BY JAMES KING
Controversial police tool manufacturer TASER, whose eponymous electroshock weapon evokes, for many, images of police brutality and excessive force, is rebranding itself as a law enforcement surveillance company.
TASER is now called Axon, named after one of its police body cameras, the company announced Wednesday. It will offer any police officer a one-year free trial use of its cameras, part of a push to emphasize its cameras and data management technology.
“I started as a 23-year-old idealist working in an inventor’s garage in Tucson, desperate to bring to market the technology that would become our TASER weapons,” CEO Rick Smith wrote in a note to customers posted on the company’s website on Wednesday. “I couldn’t have predicted how our product and the company itself would evolve, but I’m incredibly proud of how it has. 23 years and 180,000 lives saved later, I’m more excited than ever by our mission to protect life and the impact we can continue to make in the world with our broader mission as Axon.”

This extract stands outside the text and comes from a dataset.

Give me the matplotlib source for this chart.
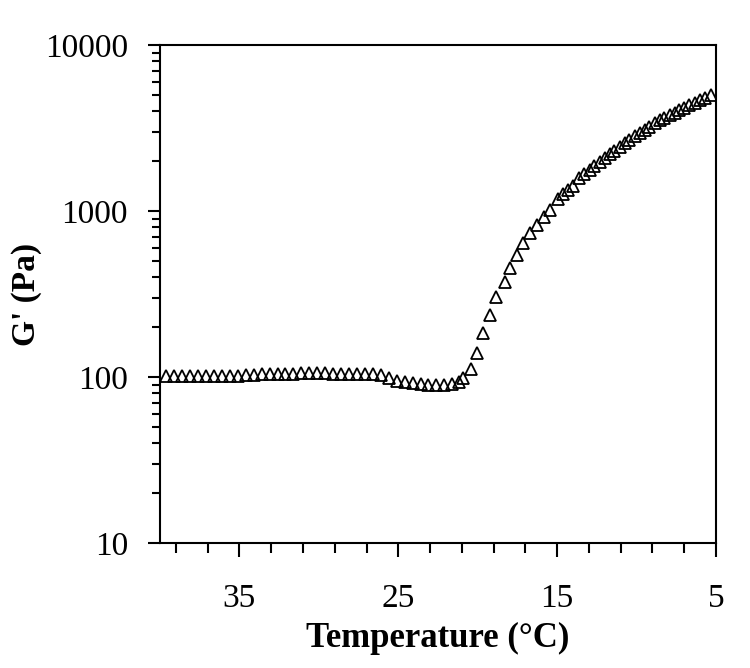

TASER saw huge spikes in revenue as body cameras became more popular and the Department of Justice began recommending law enforcement agencies adopt them following a spate of high-profile police shootings.
In December of 2014, after police officers controversially shot and killed two unarmed black men — Eric Garner in New York City and Michael Brown in Ferguson, Missouri — the Obama administration asked Congress to allocate more than $250 million in federal funds for law enforcement agencies across the country to buy body cameras and develop a system to record interactions with civilians.
The following May, the Justice Department announced that the federal government would provide $75 million to local law enforcement agencies to purchase 50,000 cameras over a three-year period. The first wave of funding was dispersed in September of 2015 — $20 million was granted to several law enforcement agencies across the country, $17 million of which was for the purchase of body-worn cameras, with the remaining money allocated to technical assistance, training, and evaluation tools.
All the while, TASER was cleaning up — between 2013 and 2015, the company’s revenue soared from about $6 million to $37 million, according to records provided by TASER. One of the company’s biggest growth spots was licensing for its Evidence.com data management software, a vital companion to any cop using one of the company’s cameras. Between 2015 and 2016, TASER saw licenses for Evidence.com grow from 27,000 to 132,000, and that number is expected continue climbing as more law enforcement agencies invest in body cameras.
“When you compare [Evidence.com] to anything else out there, you see that you’re getting an ecosystem that allows [police officers] to manage and store anything from photos to video to word docs — all the evidence for their cases in one place,” Steve Tuttle, the company’s vice president of strategic communications, told Vocativ for a previous article. “Most of these agencies, when they see the price, there isn’t a sticker shock. They say, ‘I can’t afford not to have these.’”
Police generally like the idea of body cameras — Vocativ has spoken with dozens of law enforcement officers in our coverage of TASER and police body cameras and we were hard-pressed to find one who opposed them.
“I have seen [body cams] save the officer’s butt more than once when a complaint comes in,” one New York State trooper previously said. “If you are doing your job correctly there’s no reason to care if you are wearing one or not.”
Others, however, note potential privacy concerns, especially as Smith is an open proponent of combining police cameras with real-time analytics, like facial recognition software.
“Body cams are also systems of surveillance. They record the public, gather evidence, and are concentrated in our communities of color,” Harlan Yu, a technologist at Upturn, a think tank that specializes in technology, policy, and social issues, posted to Twitter.
“If departments want to take TASER up on their offer, they’d better first think through the hard policy trade-offs that come with cameras,” Yu said.